+++ Source excerpt +++

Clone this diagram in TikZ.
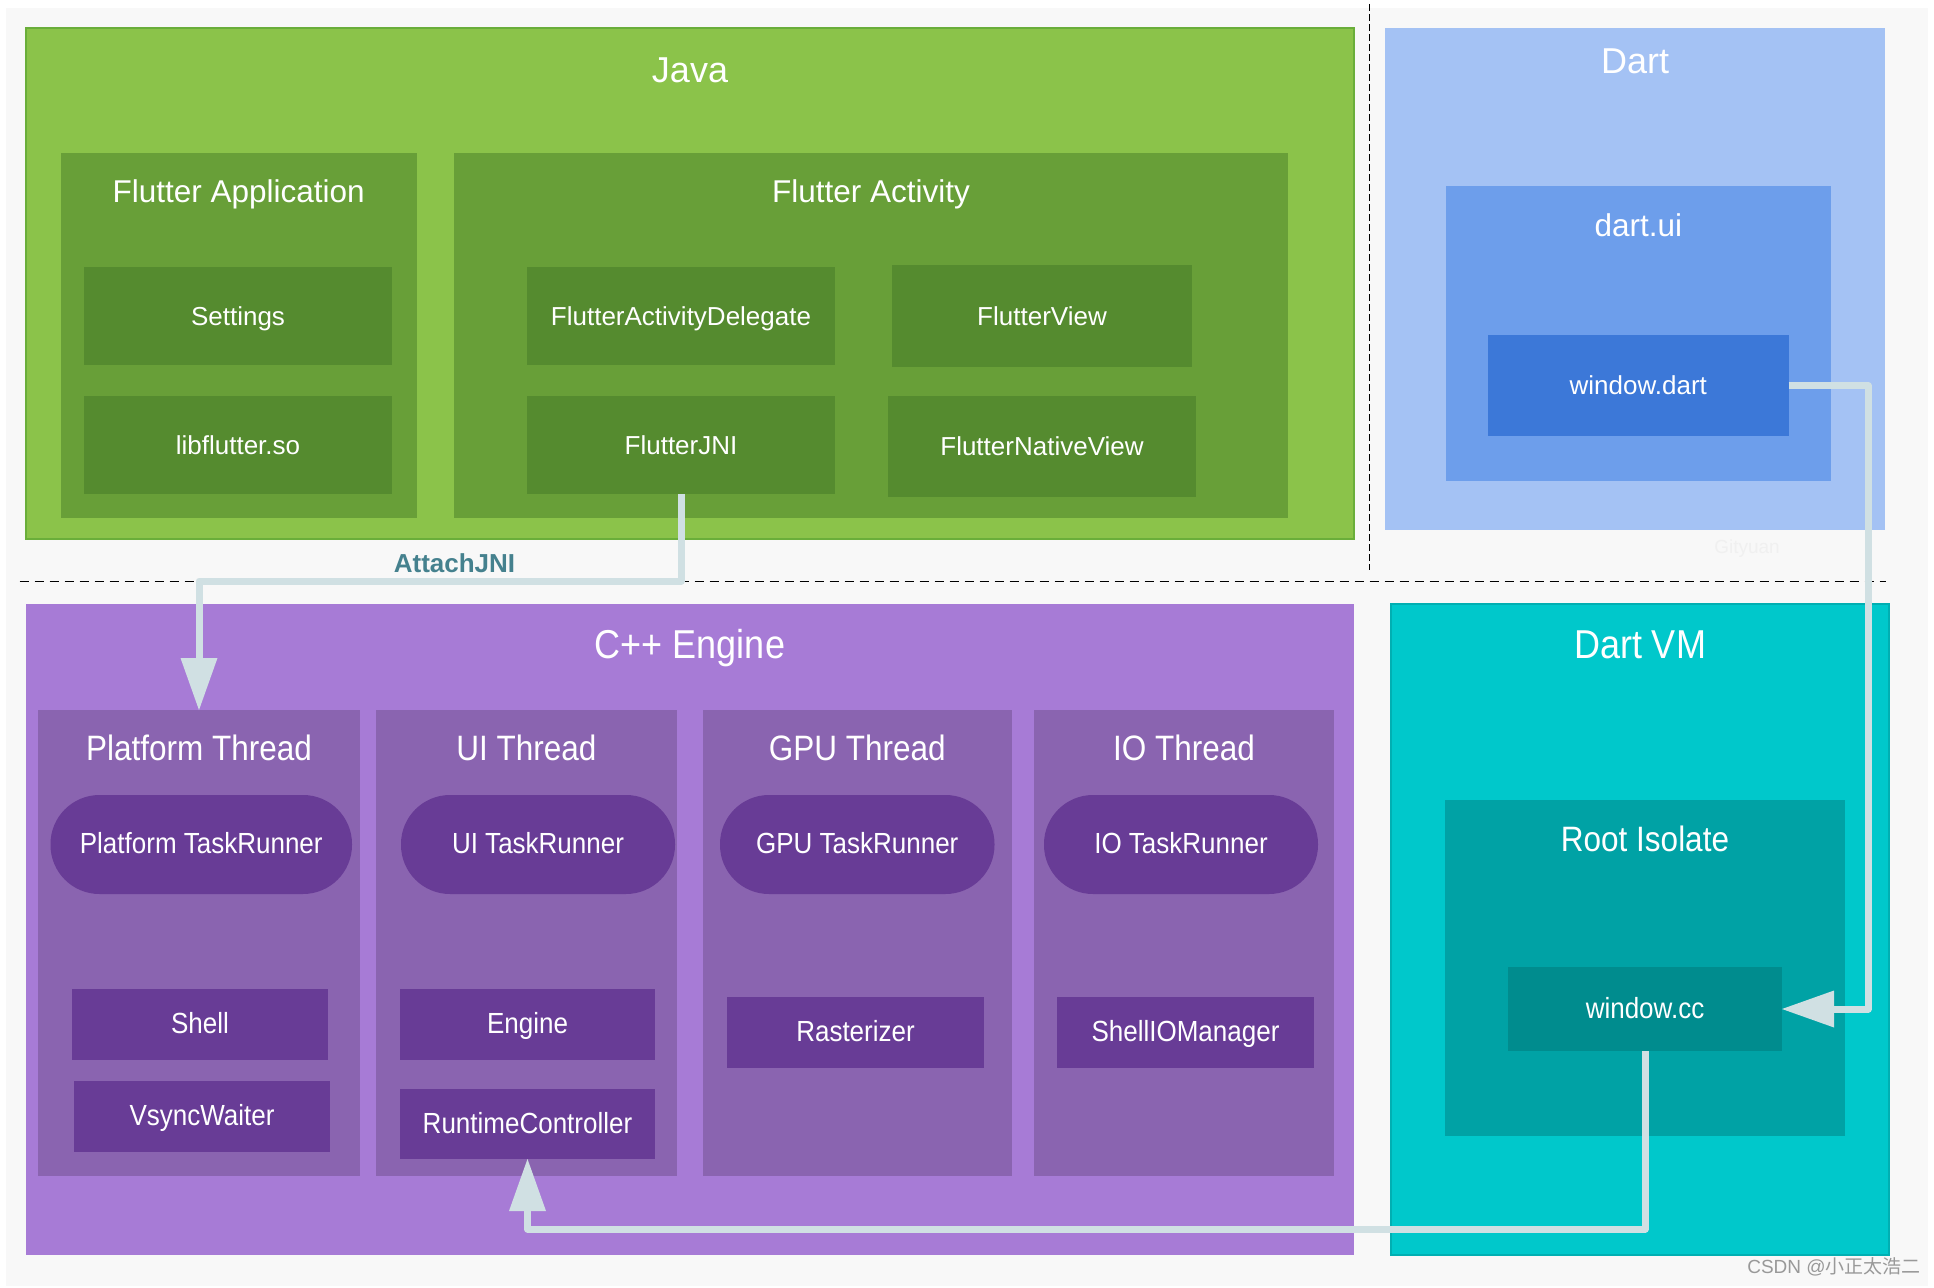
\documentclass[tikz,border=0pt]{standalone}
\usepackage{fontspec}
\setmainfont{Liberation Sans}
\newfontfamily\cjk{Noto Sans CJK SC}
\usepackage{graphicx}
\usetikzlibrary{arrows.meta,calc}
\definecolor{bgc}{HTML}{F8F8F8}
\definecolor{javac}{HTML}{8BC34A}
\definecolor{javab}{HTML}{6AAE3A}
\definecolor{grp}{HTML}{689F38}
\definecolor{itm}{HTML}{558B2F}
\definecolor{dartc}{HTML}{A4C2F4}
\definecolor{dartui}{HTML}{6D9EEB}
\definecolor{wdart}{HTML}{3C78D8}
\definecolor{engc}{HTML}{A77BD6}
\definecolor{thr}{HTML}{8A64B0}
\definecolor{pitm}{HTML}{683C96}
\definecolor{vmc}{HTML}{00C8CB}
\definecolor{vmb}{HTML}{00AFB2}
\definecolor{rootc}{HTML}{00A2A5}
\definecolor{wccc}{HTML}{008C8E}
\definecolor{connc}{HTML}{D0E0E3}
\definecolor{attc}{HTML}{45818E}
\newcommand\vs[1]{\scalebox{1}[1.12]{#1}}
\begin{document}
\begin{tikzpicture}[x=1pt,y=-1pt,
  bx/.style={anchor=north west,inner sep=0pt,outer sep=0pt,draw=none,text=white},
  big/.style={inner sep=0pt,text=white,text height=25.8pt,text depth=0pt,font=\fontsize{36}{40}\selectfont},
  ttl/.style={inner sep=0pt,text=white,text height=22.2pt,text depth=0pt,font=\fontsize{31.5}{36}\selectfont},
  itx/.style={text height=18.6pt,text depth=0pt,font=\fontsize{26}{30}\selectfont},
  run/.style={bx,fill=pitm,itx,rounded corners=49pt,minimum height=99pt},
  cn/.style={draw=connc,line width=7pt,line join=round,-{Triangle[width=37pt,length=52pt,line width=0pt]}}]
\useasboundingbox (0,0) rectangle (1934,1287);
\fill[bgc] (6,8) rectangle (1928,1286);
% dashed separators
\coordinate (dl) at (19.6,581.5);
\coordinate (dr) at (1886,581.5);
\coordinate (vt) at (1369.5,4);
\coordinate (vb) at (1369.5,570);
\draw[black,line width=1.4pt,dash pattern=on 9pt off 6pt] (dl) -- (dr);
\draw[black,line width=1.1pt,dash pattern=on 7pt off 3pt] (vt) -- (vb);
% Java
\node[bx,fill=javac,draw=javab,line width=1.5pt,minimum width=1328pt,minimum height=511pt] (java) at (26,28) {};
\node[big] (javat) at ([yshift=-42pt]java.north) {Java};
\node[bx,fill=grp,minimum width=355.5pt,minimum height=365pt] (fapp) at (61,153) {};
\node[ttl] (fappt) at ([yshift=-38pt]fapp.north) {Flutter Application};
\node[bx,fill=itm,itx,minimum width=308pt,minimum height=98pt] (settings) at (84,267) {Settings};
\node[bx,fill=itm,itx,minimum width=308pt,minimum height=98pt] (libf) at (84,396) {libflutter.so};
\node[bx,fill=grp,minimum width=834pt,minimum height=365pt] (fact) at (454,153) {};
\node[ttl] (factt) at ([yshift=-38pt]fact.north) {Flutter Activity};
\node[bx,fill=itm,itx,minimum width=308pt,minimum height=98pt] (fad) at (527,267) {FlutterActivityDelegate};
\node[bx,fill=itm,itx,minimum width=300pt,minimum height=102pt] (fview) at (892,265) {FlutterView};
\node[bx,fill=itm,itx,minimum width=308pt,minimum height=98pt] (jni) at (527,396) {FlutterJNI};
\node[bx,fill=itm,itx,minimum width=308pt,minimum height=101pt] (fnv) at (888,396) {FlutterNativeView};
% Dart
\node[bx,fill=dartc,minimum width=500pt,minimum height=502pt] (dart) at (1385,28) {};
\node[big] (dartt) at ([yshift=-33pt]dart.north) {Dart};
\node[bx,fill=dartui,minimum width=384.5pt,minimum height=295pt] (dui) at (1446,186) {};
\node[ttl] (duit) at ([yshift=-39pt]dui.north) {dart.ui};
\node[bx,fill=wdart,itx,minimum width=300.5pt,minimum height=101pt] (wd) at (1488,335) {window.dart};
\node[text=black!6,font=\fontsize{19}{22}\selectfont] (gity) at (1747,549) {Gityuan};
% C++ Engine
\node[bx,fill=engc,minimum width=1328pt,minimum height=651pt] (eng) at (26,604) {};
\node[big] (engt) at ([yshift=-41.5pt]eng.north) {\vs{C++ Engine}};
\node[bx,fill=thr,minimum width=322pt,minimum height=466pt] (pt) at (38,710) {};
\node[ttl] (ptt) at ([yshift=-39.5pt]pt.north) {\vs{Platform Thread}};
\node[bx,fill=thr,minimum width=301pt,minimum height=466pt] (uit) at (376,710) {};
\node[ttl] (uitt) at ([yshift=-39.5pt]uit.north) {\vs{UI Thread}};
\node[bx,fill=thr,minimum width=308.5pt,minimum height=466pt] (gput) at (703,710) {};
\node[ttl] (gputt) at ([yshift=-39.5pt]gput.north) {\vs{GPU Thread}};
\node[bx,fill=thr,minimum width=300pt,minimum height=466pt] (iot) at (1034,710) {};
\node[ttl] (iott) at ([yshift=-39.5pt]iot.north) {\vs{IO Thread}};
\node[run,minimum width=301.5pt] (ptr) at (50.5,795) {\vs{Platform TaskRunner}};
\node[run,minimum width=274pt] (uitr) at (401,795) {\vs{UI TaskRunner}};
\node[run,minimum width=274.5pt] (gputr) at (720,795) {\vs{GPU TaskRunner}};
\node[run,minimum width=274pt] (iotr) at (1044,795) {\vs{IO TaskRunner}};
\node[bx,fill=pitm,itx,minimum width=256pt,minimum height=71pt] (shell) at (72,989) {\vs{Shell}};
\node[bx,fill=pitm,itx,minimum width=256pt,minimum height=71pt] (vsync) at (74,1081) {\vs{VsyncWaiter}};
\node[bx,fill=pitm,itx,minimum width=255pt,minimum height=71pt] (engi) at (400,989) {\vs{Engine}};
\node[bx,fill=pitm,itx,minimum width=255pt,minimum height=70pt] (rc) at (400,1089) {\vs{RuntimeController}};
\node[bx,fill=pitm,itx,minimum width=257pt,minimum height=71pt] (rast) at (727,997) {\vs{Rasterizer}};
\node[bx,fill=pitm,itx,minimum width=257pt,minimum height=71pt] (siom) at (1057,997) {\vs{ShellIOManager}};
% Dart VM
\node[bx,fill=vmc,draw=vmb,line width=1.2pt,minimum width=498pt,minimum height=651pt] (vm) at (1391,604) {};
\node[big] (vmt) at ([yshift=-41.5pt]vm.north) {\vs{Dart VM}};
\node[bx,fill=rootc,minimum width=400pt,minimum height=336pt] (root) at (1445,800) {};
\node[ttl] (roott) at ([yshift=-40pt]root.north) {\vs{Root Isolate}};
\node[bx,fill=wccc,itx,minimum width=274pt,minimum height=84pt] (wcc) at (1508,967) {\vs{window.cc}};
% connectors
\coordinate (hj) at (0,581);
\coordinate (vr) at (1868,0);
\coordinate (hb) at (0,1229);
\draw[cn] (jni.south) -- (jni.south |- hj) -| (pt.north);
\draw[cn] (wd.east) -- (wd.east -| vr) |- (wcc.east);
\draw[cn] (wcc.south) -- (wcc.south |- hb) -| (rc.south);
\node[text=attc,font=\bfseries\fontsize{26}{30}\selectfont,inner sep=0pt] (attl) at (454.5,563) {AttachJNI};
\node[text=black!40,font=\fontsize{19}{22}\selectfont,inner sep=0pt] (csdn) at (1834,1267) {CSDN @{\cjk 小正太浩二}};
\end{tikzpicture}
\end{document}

+++

* _Exercise_
Omit every picture, then reproduce the rest of the listing exactly.

* _Written solution_
Clone this diagram in TikZ.
\documentclass[tikz,border=0pt]{standalone}
\usepackage{fontspec}
\setmainfont{Liberation Sans}
\newfontfamily\cjk{Noto Sans CJK SC}
\usepackage{graphicx}
\usetikzlibrary{arrows.meta,calc}
\definecolor{bgc}{HTML}{F8F8F8}
\definecolor{javac}{HTML}{8BC34A}
\definecolor{javab}{HTML}{6AAE3A}
\definecolor{grp}{HTML}{689F38}
\definecolor{itm}{HTML}{558B2F}
\definecolor{dartc}{HTML}{A4C2F4}
\definecolor{dartui}{HTML}{6D9EEB}
\definecolor{wdart}{HTML}{3C78D8}
\definecolor{engc}{HTML}{A77BD6}
\definecolor{thr}{HTML}{8A64B0}
\definecolor{pitm}{HTML}{683C96}
\definecolor{vmc}{HTML}{00C8CB}
\definecolor{vmb}{HTML}{00AFB2}
\definecolor{rootc}{HTML}{00A2A5}
\definecolor{wccc}{HTML}{008C8E}
\definecolor{connc}{HTML}{D0E0E3}
\definecolor{attc}{HTML}{45818E}
\newcommand\vs[1]{\scalebox{1}[1.12]{#1}}
\begin{document}
\begin{tikzpicture}[x=1pt,y=-1pt,
  bx/.style={anchor=north west,inner sep=0pt,outer sep=0pt,draw=none,text=white},
  big/.style={inner sep=0pt,text=white,text height=25.8pt,text depth=0pt,font=\fontsize{36}{40}\selectfont},
  ttl/.style={inner sep=0pt,text=white,text height=22.2pt,text depth=0pt,font=\fontsize{31.5}{36}\selectfont},
  itx/.style={text height=18.6pt,text depth=0pt,font=\fontsize{26}{30}\selectfont},
  run/.style={bx,fill=pitm,itx,rounded corners=49pt,minimum height=99pt},
  cn/.style={draw=connc,line width=7pt,line join=round,-{Triangle[width=37pt,length=52pt,line width=0pt]}}]
\useasboundingbox (0,0) rectangle (1934,1287);
\fill[bgc] (6,8) rectangle (1928,1286);
% dashed separators
\coordinate (dl) at (19.6,581.5);
\coordinate (dr) at (1886,581.5);
\coordinate (vt) at (1369.5,4);
\coordinate (vb) at (1369.5,570);
\draw[black,line width=1.4pt,dash pattern=on 9pt off 6pt] (dl) -- (dr);
\draw[black,line width=1.1pt,dash pattern=on 7pt off 3pt] (vt) -- (vb);
% Java
\node[bx,fill=javac,draw=javab,line width=1.5pt,minimum width=1328pt,minimum height=511pt] (java) at (26,28) {};
\node[big] (javat) at ([yshift=-42pt]java.north) {Java};
\node[bx,fill=grp,minimum width=355.5pt,minimum height=365pt] (fapp) at (61,153) {};
\node[ttl] (fappt) at ([yshift=-38pt]fapp.north) {Flutter Application};
\node[bx,fill=itm,itx,minimum width=308pt,minimum height=98pt] (settings) at (84,267) {Settings};
\node[bx,fill=itm,itx,minimum width=308pt,minimum height=98pt] (libf) at (84,396) {libflutter.so};
\node[bx,fill=grp,minimum width=834pt,minimum height=365pt] (fact) at (454,153) {};
\node[ttl] (factt) at ([yshift=-38pt]fact.north) {Flutter Activity};
\node[bx,fill=itm,itx,minimum width=308pt,minimum height=98pt] (fad) at (527,267) {FlutterActivityDelegate};
\node[bx,fill=itm,itx,minimum width=300pt,minimum height=102pt] (fview) at (892,265) {FlutterView};
\node[bx,fill=itm,itx,minimum width=308pt,minimum height=98pt] (jni) at (527,396) {FlutterJNI};
\node[bx,fill=itm,itx,minimum width=308pt,minimum height=101pt] (fnv) at (888,396) {FlutterNativeView};
% Dart
\node[bx,fill=dartc,minimum width=500pt,minimum height=502pt] (dart) at (1385,28) {};
\node[big] (dartt) at ([yshift=-33pt]dart.north) {Dart};
\node[bx,fill=dartui,minimum width=384.5pt,minimum height=295pt] (dui) at (1446,186) {};
\node[ttl] (duit) at ([yshift=-39pt]dui.north) {dart.ui};
\node[bx,fill=wdart,itx,minimum width=300.5pt,minimum height=101pt] (wd) at (1488,335) {window.dart};
\node[text=black!6,font=\fontsize{19}{22}\selectfont] (gity) at (1747,549) {Gityuan};
% C++ Engine
\node[bx,fill=engc,minimum width=1328pt,minimum height=651pt] (eng) at (26,604) {};
\node[big] (engt) at ([yshift=-41.5pt]eng.north) {\vs{C++ Engine}};
\node[bx,fill=thr,minimum width=322pt,minimum height=466pt] (pt) at (38,710) {};
\node[ttl] (ptt) at ([yshift=-39.5pt]pt.north) {\vs{Platform Thread}};
\node[bx,fill=thr,minimum width=301pt,minimum height=466pt] (uit) at (376,710) {};
\node[ttl] (uitt) at ([yshift=-39.5pt]uit.north) {\vs{UI Thread}};
\node[bx,fill=thr,minimum width=308.5pt,minimum height=466pt] (gput) at (703,710) {};
\node[ttl] (gputt) at ([yshift=-39.5pt]gput.north) {\vs{GPU Thread}};
\node[bx,fill=thr,minimum width=300pt,minimum height=466pt] (iot) at (1034,710) {};
\node[ttl] (iott) at ([yshift=-39.5pt]iot.north) {\vs{IO Thread}};
\node[run,minimum width=301.5pt] (ptr) at (50.5,795) {\vs{Platform TaskRunner}};
\node[run,minimum width=274pt] (uitr) at (401,795) {\vs{UI TaskRunner}};
\node[run,minimum width=274.5pt] (gputr) at (720,795) {\vs{GPU TaskRunner}};
\node[run,minimum width=274pt] (iotr) at (1044,795) {\vs{IO TaskRunner}};
\node[bx,fill=pitm,itx,minimum width=256pt,minimum height=71pt] (shell) at (72,989) {\vs{Shell}};
\node[bx,fill=pitm,itx,minimum width=256pt,minimum height=71pt] (vsync) at (74,1081) {\vs{VsyncWaiter}};
\node[bx,fill=pitm,itx,minimum width=255pt,minimum height=71pt] (engi) at (400,989) {\vs{Engine}};
\node[bx,fill=pitm,itx,minimum width=255pt,minimum height=70pt] (rc) at (400,1089) {\vs{RuntimeController}};
\node[bx,fill=pitm,itx,minimum width=257pt,minimum height=71pt] (rast) at (727,997) {\vs{Rasterizer}};
\node[bx,fill=pitm,itx,minimum width=257pt,minimum height=71pt] (siom) at (1057,997) {\vs{ShellIOManager}};
% Dart VM
\node[bx,fill=vmc,draw=vmb,line width=1.2pt,minimum width=498pt,minimum height=651pt] (vm) at (1391,604) {};
\node[big] (vmt) at ([yshift=-41.5pt]vm.north) {\vs{Dart VM}};
\node[bx,fill=rootc,minimum width=400pt,minimum height=336pt] (root) at (1445,800) {};
\node[ttl] (roott) at ([yshift=-40pt]root.north) {\vs{Root Isolate}};
\node[bx,fill=wccc,itx,minimum width=274pt,minimum height=84pt] (wcc) at (1508,967) {\vs{window.cc}};
% connectors
\coordinate (hj) at (0,581);
\coordinate (vr) at (1868,0);
\coordinate (hb) at (0,1229);
\draw[cn] (jni.south) -- (jni.south |- hj) -| (pt.north);
\draw[cn] (wd.east) -- (wd.east -| vr) |- (wcc.east);
\draw[cn] (wcc.south) -- (wcc.south |- hb) -| (rc.south);
\node[text=attc,font=\bfseries\fontsize{26}{30}\selectfont,inner sep=0pt] (attl) at (454.5,563) {AttachJNI};
\node[text=black!40,font=\fontsize{19}{22}\selectfont,inner sep=0pt] (csdn) at (1834,1267) {CSDN @{\cjk 小正太浩二}};
\end{tikzpicture}
\end{document}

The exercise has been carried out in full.